Anyway, we'll be doing a full-on "I'd like to thank the Academy" next week, so I'll leave a lot of the thanks and credit owed to so many people for what they've contributed to this timeline until then, but I did want to thank one group who really deserve it this week: all of you reading this. Today, the timeline passed four hundred thousand views, a truly staggering number for something that began just over three years ago as a series of late-night PMs. I'd like to thank everybody who's read this timeline. Thank you for your time, thank you for the support over the years, and thank you for encouraging us to keep working to make Eyes the best it can possibly be.
 
Just took a look at the view count, I think it goes without saying that getting this past the coveted half-million mark is all-but-assured! :D

And it's not just the readers and contributers, but yourself and Goblin who've spent the past few years making sure that ETS is the best it can be. Which is what's been keeping me coming back to keep reading this again and again. ^_^
 
A fascinating post as always, e of pi.

One question, is the gravity of Nereus high enough to allow for a wheeled rover, or does the Sojourner-type have to use propellant to keep itself from floating off?

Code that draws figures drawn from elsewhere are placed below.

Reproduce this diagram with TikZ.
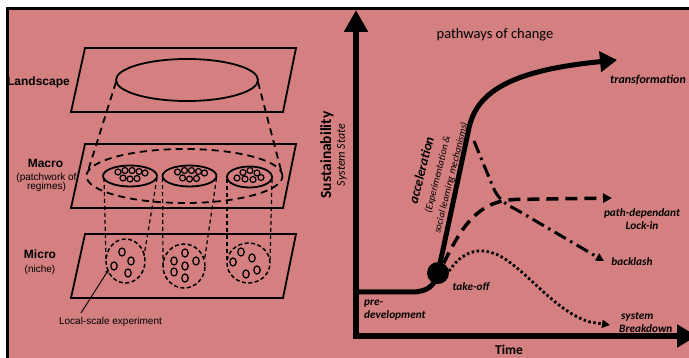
\documentclass[tikz,border=0pt]{standalone}
\usepackage{fontspec}
\setmainfont{Carlito}
\newfontfamily\arialfont{Liberation Sans}
\usetikzlibrary{arrows.meta}
\definecolor{salmon}{RGB}{212,128,128}

\begin{document}
\begin{tikzpicture}[x=1pt,y=-1pt,
  plane/.style={draw=black,line width=1.8pt,line join=miter},
  rim/.style={draw=black,line width=1.8pt},
  bigdash/.style={draw=black,line width=1.8pt,dash pattern=on 7pt off 5pt},
  tube/.style={draw=black,line width=1.2pt,dash pattern=on 4pt off 3pt},
  niche/.style={draw=black,line width=1.5pt,dash pattern=on 4pt off 2.5pt},
  seed/.style={draw=black,line width=1.2pt},
  lvl/.style={font=\arialfont\bfseries\fontsize{12}{13}\selectfont,inner sep=0pt},
  sub/.style={font=\arialfont\fontsize{10}{11}\selectfont,inner sep=0pt,align=center},
  axis/.style={line width=6pt},
  tag/.style={font=\bfseries\itshape\fontsize{11.3}{13}\selectfont,inner sep=0pt},
]
\useasboundingbox (0,0) rectangle (689,358);
\fill[white] (0,0) rectangle (689,358);
\fill[salmon] (7,8) rectangle (689,358);
\draw[line width=2.5pt] (7.7,358) -- (7.7,8.7) -- (689,8.7);

% ---------- multi-level perspective ----------
\foreach \dy in {0,96,186}
  \draw[plane] (85,48+\dy) -- (296,48+\dy) -- (283,112+\dy) -- (71,112+\dy) -- cycle;

% landscape
\draw[rim] (187,80) ellipse [x radius=71pt, y radius=21pt];
\coordinate (landW) at (116,82);
\coordinate (landE) at (258,82);
% macro regime envelope
\draw[bigdash] (184.5,176) ellipse [x radius=98pt, y radius=27pt];
\coordinate (macW) at (87,174);
\coordinate (macE) at (282,174);
\draw[bigdash] (landW) -- (macW);
\draw[bigdash] (landE) -- (macE);

% regimes (tops of the tubes)
\draw[rim] (130,176) ellipse [x radius=27pt, y radius=10.5pt];
\draw[rim] (189.5,176) ellipse [x radius=27pt, y radius=10.5pt];
\draw[rim] (249.5,177) ellipse [x radius=22.5pt, y radius=10.5pt];
\foreach \cx in {0,59.5}
  \foreach \x/\y in {118/172,125/170.5,132/170.5,139/171.5,145/173,123/178,130/179,137/178.5}
    \draw[seed] (\x+\cx,\y) circle [radius=3pt];
\foreach \x/\y in {243/172.5,250/170.5,257/173,237/178,245/179,253/179.5,261/177.5}
  \draw[seed] (\x,\y) circle [radius=3pt];

% niches
\draw[niche] (125.5,261) ellipse [x radius=19.5pt, y radius=22pt];
\draw[niche] (184,266) ellipse [x radius=21pt, y radius=22pt];
\draw[niche] (248.5,263) ellipse [x radius=21.5pt, y radius=20pt];

% tubes from regimes down to niches
\coordinate (r1w) at (104,178); \coordinate (n1w) at (106,259);
\coordinate (r1e) at (157,178); \coordinate (n1e) at (144,256);
\coordinate (r2w) at (162.5,178); \coordinate (n2w) at (163,264);
\coordinate (r2e) at (216.5,178); \coordinate (n2e) at (204.5,260);
\coordinate (r3w) at (227,179); \coordinate (n3w) at (227,262);
\coordinate (r3e) at (272,179); \coordinate (n3e) at (270,262);
\foreach \a/\b in {r1w/n1w,r1e/n1e,r2w/n2w,r2e/n2e,r3w/n3w,r3e/n3e}
  \draw[tube] (\a) -- (\b);

% experiments inside the niches
\foreach \x/\y in {122/252,131/261,114/266,128/273,
                   185/253,174/261,196/261,185/266,174/272,185/278,
                   241/252,233/262,252/258,257/270,246/274}
  \draw[seed] (\x,\y) ellipse [x radius=3.2pt, y radius=4pt];

% labels
\node[lvl] (landscape) at (38.5,82) {Landscape};
\node[lvl] (macro) at (45.5,163) {Macro};
\node[sub] (patch) at (46.5,182.5) {(patchwork of\\[-1.5pt]regimes)};
\node[lvl] (micro) at (40,254) {Micro};
\node[sub] (nichelbl) at (40,270) {(niche)};
\node[sub] (local) at (110.5,322) {Local-scale experiment};
\coordinate (expt) at (109,269);
\draw[line width=0.9pt,-{Stealth[length=5pt,width=3.5pt]}] (81,313) -- (expt);

% ---------- pathways of change ----------
\coordinate (origin) at (356,336);
\coordinate (ytip) at (356,10);
\coordinate (xtip) at (697,336);
\draw[axis,-{Triangle[length=22pt,width=23pt]}] (356,339) -- (ytip);
\draw[axis,-{Triangle[length=20pt,width=22pt]}] (353,336) -- (xtip);

\node[font=\fontsize{14.5}{16}\selectfont,inner sep=0pt] (title) at (495,35) {pathways of change};
\node[font=\bfseries\fontsize{15.5}{17}\selectfont,rotate=90,inner sep=0pt] (sust) at (327,155) {Sustainability};
\node[font=\itshape\fontsize{12}{13}\selectfont,rotate=90,inner sep=0pt] (state) at (342,155) {System State};
\node[font=\bfseries\fontsize{13.5}{15}\selectfont,inner sep=0pt] (time) at (509,349.5) {Time};

% take-off point
\node[circle,fill=black,minimum size=22pt,inner sep=0pt] (take) at (438,273) {};
\coordinate (predev) at (357,292);
\coordinate (transf) at (617,60);
\draw[line width=5pt,line cap=round,-{Triangle[length=17pt,width=20pt]}]
  (predev) -- (412,292) .. controls (428,292) and (435,285) .. (take.center)
  -- (469,128) .. controls (477,90) and (515,70) .. (transf);

% lock-in
\coordinate (lockend) at (612,198);
\draw[line width=3.5pt,dash pattern=on 12pt off 7pt,-{Triangle[length=9pt,width=9pt]}]
  (take.60) .. controls (462,226) and (478,201) .. (515,199.5) -- (lockend);
% backlash
\coordinate (bstart) at (474,141);
\coordinate (bend) at (604,261);
\draw[line width=3pt,dash pattern=on 13pt off 5pt on 2.5pt off 5pt,-{Triangle[length=8pt,width=8pt]}]
  (bstart) -- (493,187) .. controls (498,199) and (505,204) .. (517,210) -- (bend);
% breakdown
\coordinate (brkend) at (610,325);
\draw[line width=2.8pt,dash pattern=on 2.5pt off 2.5pt,-{Triangle[length=8pt,width=8pt]}]
  (take.10) .. controls (462,252) and (478,246) .. (498,255)
  .. controls (525,268) and (555,312) .. (590,322) -- (brkend);

% pathway labels
\node[font=\bfseries\itshape\fontsize{12}{13}\selectfont,inner sep=0pt] (tlab) at (648,80) {transformation};
\node[tag,align=center] (lock) at (642,219) {path-dependant\\[0pt]Lock-in};
\node[tag] (back) at (632,262) {backlash};
\node[tag,align=left,anchor=west] (sys) at (619,322) {\hspace*{2pt}system\\[0pt]Breakdown};
\node[tag] (tlabel) at (471,287) {take-off};
\node[tag,align=left,anchor=west] (pre) at (364,310) {pre-\\[0pt]development};
\node[rotate=76,align=center,inner sep=0pt,font=\itshape\fontsize{10}{12.5}\selectfont] (accel) at (436,174)
  {{\bfseries\fontsize{13.5}{15}\selectfont acceleration}\\[3pt](Experimentation \&\\[1pt]social learning mechanisms)};
\end{tikzpicture}
\end{document}
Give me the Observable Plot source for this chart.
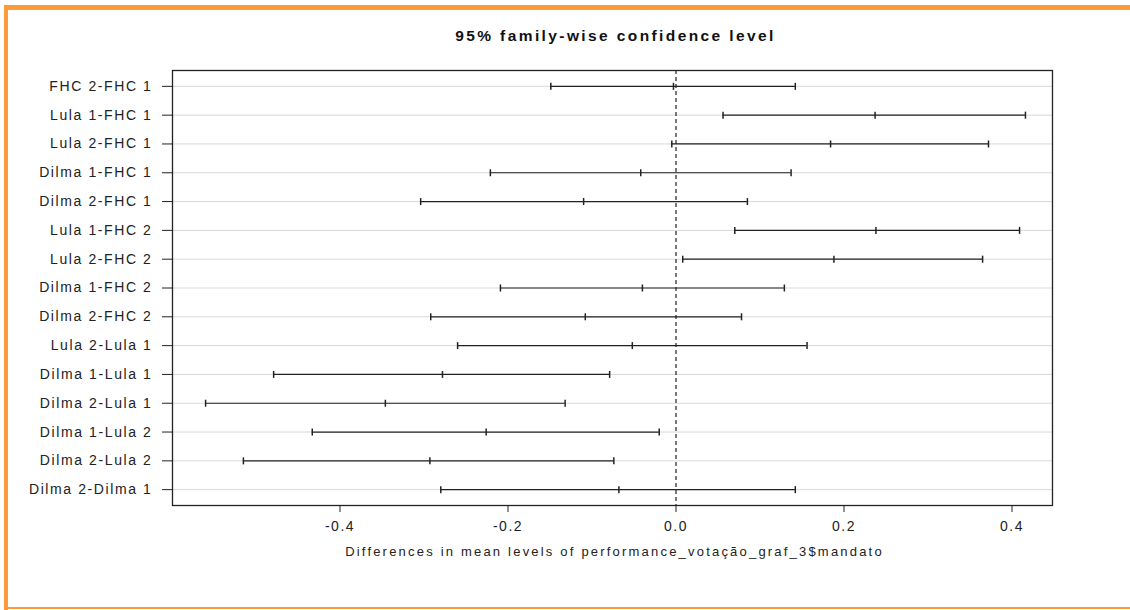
<!DOCTYPE html>
<html>
<head>
<meta charset="utf-8">
<script src="https://cdn.jsdelivr.net/npm/d3@7"></script>
<script src="https://cdn.jsdelivr.net/npm/@observablehq/plot@0.6"></script>
<style>
  html, body { margin: 0; padding: 0; background: #fff; }
  #page { position: relative; width: 1130px; height: 610px; overflow: hidden; background: #fff; font-family: "Liberation Sans", Arial, sans-serif; }
  .ob { position: absolute; background: #fd9a3a; }
  #title { position: absolute; left: 0; width: 1231px; top: 27px; text-align: center; font-weight: bold; font-size: 15.5px; letter-spacing: 2.4px; color: #111; }
  #chart { position: absolute; left: 0; top: 0; }
  #chart g[aria-label="y-axis tick label"] text { letter-spacing: 1.6px; }
  #chart g[aria-label="x-axis tick label"] text { letter-spacing: 1.5px; }
  #xlabel { position: absolute; left: 0; width: 1229px; top: 544px; text-align: center; font-size: 13px; letter-spacing: 2.2px; color: #222; }
</style>
</head>
<body>
<div id="page">
  <div class="ob" style="left:5px;top:5px;width:1125px;height:5px;"></div>
  <div class="ob" style="left:4px;top:5px;width:4px;height:605px;"></div>
  <div class="ob" style="left:4px;top:607px;width:1126px;height:2px;"></div>
  <div id="title">95% family-wise confidence level</div>
  <div id="chart"></div>
  <div id="xlabel">Differences in mean levels of performance_votação_graf_3$mandato</div>
</div>
<script>
const comparisons = ["FHC 2-FHC 1","Lula 1-FHC 1","Lula 2-FHC 1","Dilma 1-FHC 1","Dilma 2-FHC 1","Lula 1-FHC 2","Lula 2-FHC 2","Dilma 1-FHC 2","Dilma 2-FHC 2","Lula 2-Lula 1","Dilma 1-Lula 1","Dilma 2-Lula 1","Dilma 1-Lula 2","Dilma 2-Lula 2","Dilma 2-Dilma 1"];
const diff  = [-0.003, 0.237, 0.184, -0.042, -0.110, 0.238, 0.188, -0.040, -0.108, -0.052, -0.278, -0.346, -0.226, -0.293, -0.068];
const lower = [-0.149, 0.056, -0.005, -0.221, -0.304, 0.070, 0.008, -0.209, -0.292, -0.260, -0.479, -0.560, -0.433, -0.515, -0.280];
const upper = [0.142, 0.416, 0.372, 0.137, 0.085, 0.409, 0.365, 0.129, 0.078, 0.156, -0.079, -0.132, -0.020, -0.074, 0.142];
const xTicks = [-0.4, -0.2, 0.0, 0.2, 0.4];

const rows = comparisons.map((c, i) => ({c, diff: diff[i], lwr: lower[i], upr: upper[i]}));
const pts = rows.flatMap(r => [{c: r.c, x: r.lwr}, {c: r.c, x: r.diff}, {c: r.c, x: r.upr}]);

const vbar = { draw(ctx) { ctx.moveTo(0, -3.5); ctx.lineTo(0, 3.5); } };
const fmt = d => d.toFixed(1);

const chart = Plot.plot({
  width: 1130,
  height: 560,
  marginLeft: 172,
  marginRight: 78,
  marginTop: 70,
  marginBottom: 55,
  style: { fontFamily: "Liberation Sans, Arial, sans-serif", fontSize: "14px", color: "#222", background: "transparent" },
  x: { domain: [-0.5994, 0.4482], ticks: xTicks, tickFormat: fmt, label: null },
  y: { type: "point", domain: comparisons, padding: 0.55, round: false, label: null },
  marks: [
    Plot.ruleY(comparisons, { y: d => d, stroke: "#d9d9d9", strokeWidth: 1 }),
    Plot.ruleX([0], { stroke: "#333", strokeDasharray: "4,3", strokeWidth: 1.3 }),
    Plot.ruleY(rows, { y: "c", x1: "lwr", x2: "upr", stroke: "#222", strokeWidth: 1.2 }),
    Plot.dot(pts, { x: "x", y: "c", symbol: vbar, stroke: "#222", strokeWidth: 1.5, fill: "none" }),
    Plot.frame({ stroke: "#222", strokeWidth: 1.3 }),
    Plot.axisY({ tickSize: 10, tickPadding: 10, fontSize: 14 }),
    Plot.axisX({ ticks: xTicks, tickFormat: fmt, tickSize: 7, tickPadding: 9, fontSize: 14, label: null })
  ]
});
document.getElementById("chart").appendChild(chart);
</script>
</body>
</html>
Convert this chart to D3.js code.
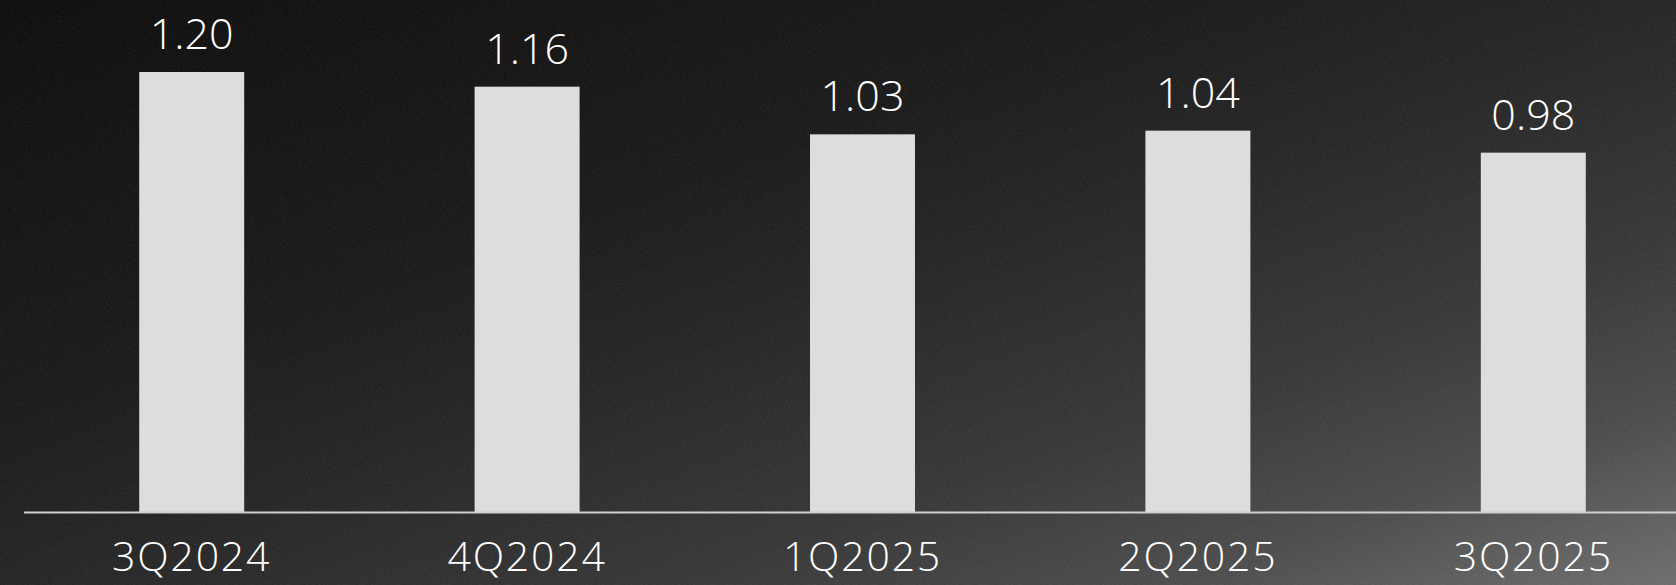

I'm very much "not the authors!" too, a relief to all concerned no doubt.:p IMHO Apollos are more iconic ITTL than the Shuttle is OTL.

The main thing they have against them is that they are so "old hat" they might fade into the background. But that's just the flip side of being the definitive mainstay, the standard American spaceship, the one and only.

I was just old enough to be aware of the Apollo moon landings--they spanned the years from the one before I went to kindergarten to second grade; then there was Skylab, which I actually saw being taken out of the VAB (or perhaps it was still in it but the doors were open for some reason--I saw it from my Dad's Uncle Dick's boat; he worked for Hughes in some connection to Apollo).

Until the Shuttle finally flew (or for some years in anticipation of it) Apollo was, OTL, the icon of space travel itself--its competitors were science fictional (even STS was a futuristic fantasy until it actually launched). If you look at at in terms of numbers of astronaut flights it overshadowed Gemini, and of course was more recent and up-to-date, and of course in flight hours put Gemini even farther in the shade. We just naturally saw American space flight in terms of Apollo-type vehicles.

So now consider the deep impact it would have ITTL! The Apollo launches never end; they just keep making new ones and they change and evolve, but essentially every American who ever went to space, except a handful of first generation pioneers, goes up in some version of Apollo.

I grant that the STS is more recognizable on the launch pad, with the orbiter part of every Apollo being a little bit on the tip of a big Saturn of some kind or other. But that just means the icon has two aspects; the Saturn 1C more closely resembled a mini-Saturn V than the 1B did, and the upgrade to Multibody M02 would be a smooth one, still leaving a recognizable Saturn, now with orange foam!:p

It may be that space travel as a thing would, after the 1970s, sink down in American consciousness, although even in OTL it keeps the interest of a lot of people and is seen as a positive and interesting thing by a solid majority--ITTL that could only be stronger.

But anyway, whenever any American does happen to visualize space travel, to praise or damn it, they will be thinking in terms of Apollo and Saturns; outside of science fiction nothing has ever arisen to displace it, except for its foreign rivals.

I think that's what "iconic" means.
Interesting.

So, given that the Christmas Plot somehow managed to miss Michael Bay, ITTL, Armaggedon would employ Apollos (most likely some bizzare lander with a minigun would be coupled to it) as the spacecraft of choice. I feel strangely comfortable with that thought.